** WORK TO DO **
Which lines hold the word "image"? Copy each of them from the material.

** GIVEN DATA **
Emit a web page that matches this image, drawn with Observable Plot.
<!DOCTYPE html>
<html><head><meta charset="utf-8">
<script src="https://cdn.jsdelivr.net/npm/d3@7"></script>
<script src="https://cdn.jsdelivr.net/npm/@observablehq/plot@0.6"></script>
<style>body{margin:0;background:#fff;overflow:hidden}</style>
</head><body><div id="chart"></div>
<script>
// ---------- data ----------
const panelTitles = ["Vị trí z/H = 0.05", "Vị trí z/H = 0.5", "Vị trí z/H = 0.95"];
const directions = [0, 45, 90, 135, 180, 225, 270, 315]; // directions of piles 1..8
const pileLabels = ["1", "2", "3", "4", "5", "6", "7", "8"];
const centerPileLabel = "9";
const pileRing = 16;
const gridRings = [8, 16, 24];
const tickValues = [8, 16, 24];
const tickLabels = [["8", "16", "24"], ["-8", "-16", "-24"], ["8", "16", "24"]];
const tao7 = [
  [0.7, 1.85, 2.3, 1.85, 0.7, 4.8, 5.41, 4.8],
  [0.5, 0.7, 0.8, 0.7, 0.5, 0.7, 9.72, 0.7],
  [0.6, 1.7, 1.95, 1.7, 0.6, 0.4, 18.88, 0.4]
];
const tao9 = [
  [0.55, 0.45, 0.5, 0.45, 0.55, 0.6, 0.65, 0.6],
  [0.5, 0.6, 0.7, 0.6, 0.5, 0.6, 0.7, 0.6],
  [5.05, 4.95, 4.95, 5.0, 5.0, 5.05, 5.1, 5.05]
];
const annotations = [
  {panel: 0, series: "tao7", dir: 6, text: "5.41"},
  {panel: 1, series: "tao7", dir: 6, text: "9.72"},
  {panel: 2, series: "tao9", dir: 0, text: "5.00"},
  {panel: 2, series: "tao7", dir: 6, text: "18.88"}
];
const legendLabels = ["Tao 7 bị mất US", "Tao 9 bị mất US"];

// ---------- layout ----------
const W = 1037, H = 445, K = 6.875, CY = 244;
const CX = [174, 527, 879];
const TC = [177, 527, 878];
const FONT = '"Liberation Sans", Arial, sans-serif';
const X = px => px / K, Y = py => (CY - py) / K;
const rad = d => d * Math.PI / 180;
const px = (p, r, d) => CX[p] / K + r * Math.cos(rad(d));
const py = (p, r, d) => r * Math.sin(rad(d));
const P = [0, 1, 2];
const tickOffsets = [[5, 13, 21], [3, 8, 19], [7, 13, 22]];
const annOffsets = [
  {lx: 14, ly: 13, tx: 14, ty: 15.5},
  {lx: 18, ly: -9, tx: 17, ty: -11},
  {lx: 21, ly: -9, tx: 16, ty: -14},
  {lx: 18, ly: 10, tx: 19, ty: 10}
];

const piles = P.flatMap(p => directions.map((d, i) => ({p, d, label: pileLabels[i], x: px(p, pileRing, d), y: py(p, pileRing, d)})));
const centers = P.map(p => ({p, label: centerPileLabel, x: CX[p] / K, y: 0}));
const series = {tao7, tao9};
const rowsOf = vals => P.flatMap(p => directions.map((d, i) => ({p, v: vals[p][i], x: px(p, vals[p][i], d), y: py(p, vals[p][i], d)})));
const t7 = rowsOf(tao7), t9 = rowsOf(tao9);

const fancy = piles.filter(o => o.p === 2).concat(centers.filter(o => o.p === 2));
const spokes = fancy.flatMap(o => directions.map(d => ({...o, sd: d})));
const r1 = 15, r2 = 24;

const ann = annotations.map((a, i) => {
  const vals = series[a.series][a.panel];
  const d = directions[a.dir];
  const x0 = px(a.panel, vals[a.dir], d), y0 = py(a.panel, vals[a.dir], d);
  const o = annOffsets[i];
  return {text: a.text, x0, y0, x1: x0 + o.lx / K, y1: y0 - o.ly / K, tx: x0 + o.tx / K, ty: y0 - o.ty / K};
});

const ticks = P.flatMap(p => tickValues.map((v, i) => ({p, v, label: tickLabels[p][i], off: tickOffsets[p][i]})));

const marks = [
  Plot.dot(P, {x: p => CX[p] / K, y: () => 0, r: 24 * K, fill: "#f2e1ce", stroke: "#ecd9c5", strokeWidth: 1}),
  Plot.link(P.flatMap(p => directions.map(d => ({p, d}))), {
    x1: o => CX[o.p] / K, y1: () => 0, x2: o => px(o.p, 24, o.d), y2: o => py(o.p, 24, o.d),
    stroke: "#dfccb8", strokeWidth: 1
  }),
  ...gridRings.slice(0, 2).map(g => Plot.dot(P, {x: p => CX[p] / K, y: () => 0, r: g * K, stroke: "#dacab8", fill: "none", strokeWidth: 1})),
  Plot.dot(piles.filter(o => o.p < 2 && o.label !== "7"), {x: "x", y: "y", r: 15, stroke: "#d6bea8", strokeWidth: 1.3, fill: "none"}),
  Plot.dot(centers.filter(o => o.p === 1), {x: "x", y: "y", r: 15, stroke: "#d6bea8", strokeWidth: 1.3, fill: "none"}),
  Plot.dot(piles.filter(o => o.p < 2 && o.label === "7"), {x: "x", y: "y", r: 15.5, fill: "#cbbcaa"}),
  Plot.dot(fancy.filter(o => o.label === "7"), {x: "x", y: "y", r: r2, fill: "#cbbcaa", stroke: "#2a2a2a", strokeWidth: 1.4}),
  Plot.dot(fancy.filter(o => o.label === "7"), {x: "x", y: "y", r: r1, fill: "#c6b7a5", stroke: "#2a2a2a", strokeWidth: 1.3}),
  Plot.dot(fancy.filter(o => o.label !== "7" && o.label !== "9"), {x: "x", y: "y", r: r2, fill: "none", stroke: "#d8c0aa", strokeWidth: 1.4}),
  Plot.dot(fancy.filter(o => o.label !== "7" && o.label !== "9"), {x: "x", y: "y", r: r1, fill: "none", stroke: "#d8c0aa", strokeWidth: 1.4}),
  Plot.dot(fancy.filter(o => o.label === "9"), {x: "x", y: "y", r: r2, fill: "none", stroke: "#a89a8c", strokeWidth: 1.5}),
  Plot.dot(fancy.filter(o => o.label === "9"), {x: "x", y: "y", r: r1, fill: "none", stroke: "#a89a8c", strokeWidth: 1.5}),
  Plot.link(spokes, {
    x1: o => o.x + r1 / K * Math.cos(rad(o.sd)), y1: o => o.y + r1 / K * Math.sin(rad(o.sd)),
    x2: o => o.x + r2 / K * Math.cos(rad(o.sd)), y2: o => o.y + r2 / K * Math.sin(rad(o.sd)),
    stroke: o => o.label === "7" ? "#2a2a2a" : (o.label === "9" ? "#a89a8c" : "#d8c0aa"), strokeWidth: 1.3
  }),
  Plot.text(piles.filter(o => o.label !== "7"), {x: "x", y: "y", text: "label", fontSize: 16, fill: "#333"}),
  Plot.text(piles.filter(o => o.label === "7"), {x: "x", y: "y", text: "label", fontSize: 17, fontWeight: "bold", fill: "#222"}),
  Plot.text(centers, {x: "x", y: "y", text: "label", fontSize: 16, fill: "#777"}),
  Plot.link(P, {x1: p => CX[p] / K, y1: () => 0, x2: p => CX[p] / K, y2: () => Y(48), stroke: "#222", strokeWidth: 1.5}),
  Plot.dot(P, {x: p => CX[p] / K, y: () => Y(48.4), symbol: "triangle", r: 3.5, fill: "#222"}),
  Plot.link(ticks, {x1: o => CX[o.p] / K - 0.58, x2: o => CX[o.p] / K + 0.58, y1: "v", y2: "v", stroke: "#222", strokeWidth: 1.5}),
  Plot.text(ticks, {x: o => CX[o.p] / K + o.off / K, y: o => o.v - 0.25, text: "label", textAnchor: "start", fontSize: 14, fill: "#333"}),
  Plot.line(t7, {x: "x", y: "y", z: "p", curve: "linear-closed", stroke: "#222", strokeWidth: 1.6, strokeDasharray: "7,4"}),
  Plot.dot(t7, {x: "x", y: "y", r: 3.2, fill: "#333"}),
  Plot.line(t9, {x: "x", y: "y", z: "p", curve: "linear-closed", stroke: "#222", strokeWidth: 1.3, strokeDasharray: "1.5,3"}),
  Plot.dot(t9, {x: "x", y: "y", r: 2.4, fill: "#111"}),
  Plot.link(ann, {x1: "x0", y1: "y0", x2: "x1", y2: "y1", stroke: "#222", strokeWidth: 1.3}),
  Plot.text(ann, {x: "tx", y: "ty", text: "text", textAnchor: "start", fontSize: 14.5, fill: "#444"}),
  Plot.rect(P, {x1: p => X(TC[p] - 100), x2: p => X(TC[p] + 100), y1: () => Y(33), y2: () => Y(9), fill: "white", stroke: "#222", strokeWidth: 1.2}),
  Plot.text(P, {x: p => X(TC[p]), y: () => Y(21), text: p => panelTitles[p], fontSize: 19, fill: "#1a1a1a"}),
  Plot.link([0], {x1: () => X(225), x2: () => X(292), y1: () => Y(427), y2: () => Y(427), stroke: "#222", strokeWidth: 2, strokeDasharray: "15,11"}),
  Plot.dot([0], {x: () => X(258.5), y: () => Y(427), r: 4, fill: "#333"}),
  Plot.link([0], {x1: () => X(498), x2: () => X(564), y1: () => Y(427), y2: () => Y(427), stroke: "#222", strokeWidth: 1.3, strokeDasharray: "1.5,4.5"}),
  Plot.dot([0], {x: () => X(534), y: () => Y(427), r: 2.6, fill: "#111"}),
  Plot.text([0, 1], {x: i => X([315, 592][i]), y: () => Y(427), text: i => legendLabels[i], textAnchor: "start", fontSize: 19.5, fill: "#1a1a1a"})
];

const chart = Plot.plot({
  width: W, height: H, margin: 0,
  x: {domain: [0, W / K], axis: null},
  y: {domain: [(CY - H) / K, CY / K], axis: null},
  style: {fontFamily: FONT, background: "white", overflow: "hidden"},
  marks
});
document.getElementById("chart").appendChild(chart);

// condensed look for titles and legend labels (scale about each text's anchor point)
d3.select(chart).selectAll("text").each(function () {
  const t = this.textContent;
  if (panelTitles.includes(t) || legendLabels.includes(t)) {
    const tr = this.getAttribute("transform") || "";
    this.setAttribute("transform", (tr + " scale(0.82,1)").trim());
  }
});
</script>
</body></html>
...
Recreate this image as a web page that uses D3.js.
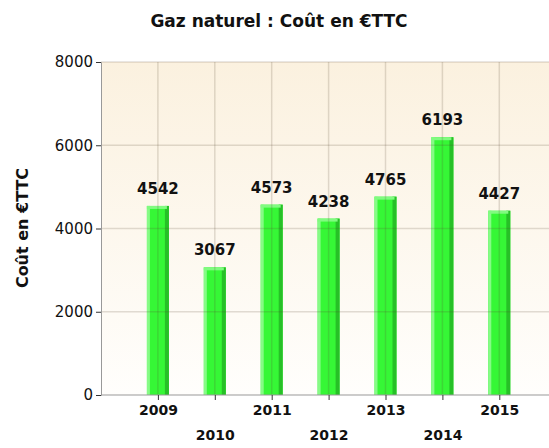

** EXERCISE ANSWER **
Emit a web page that matches this image, drawn with Observable Plot.
Recreate this image as a web page that uses D3.js.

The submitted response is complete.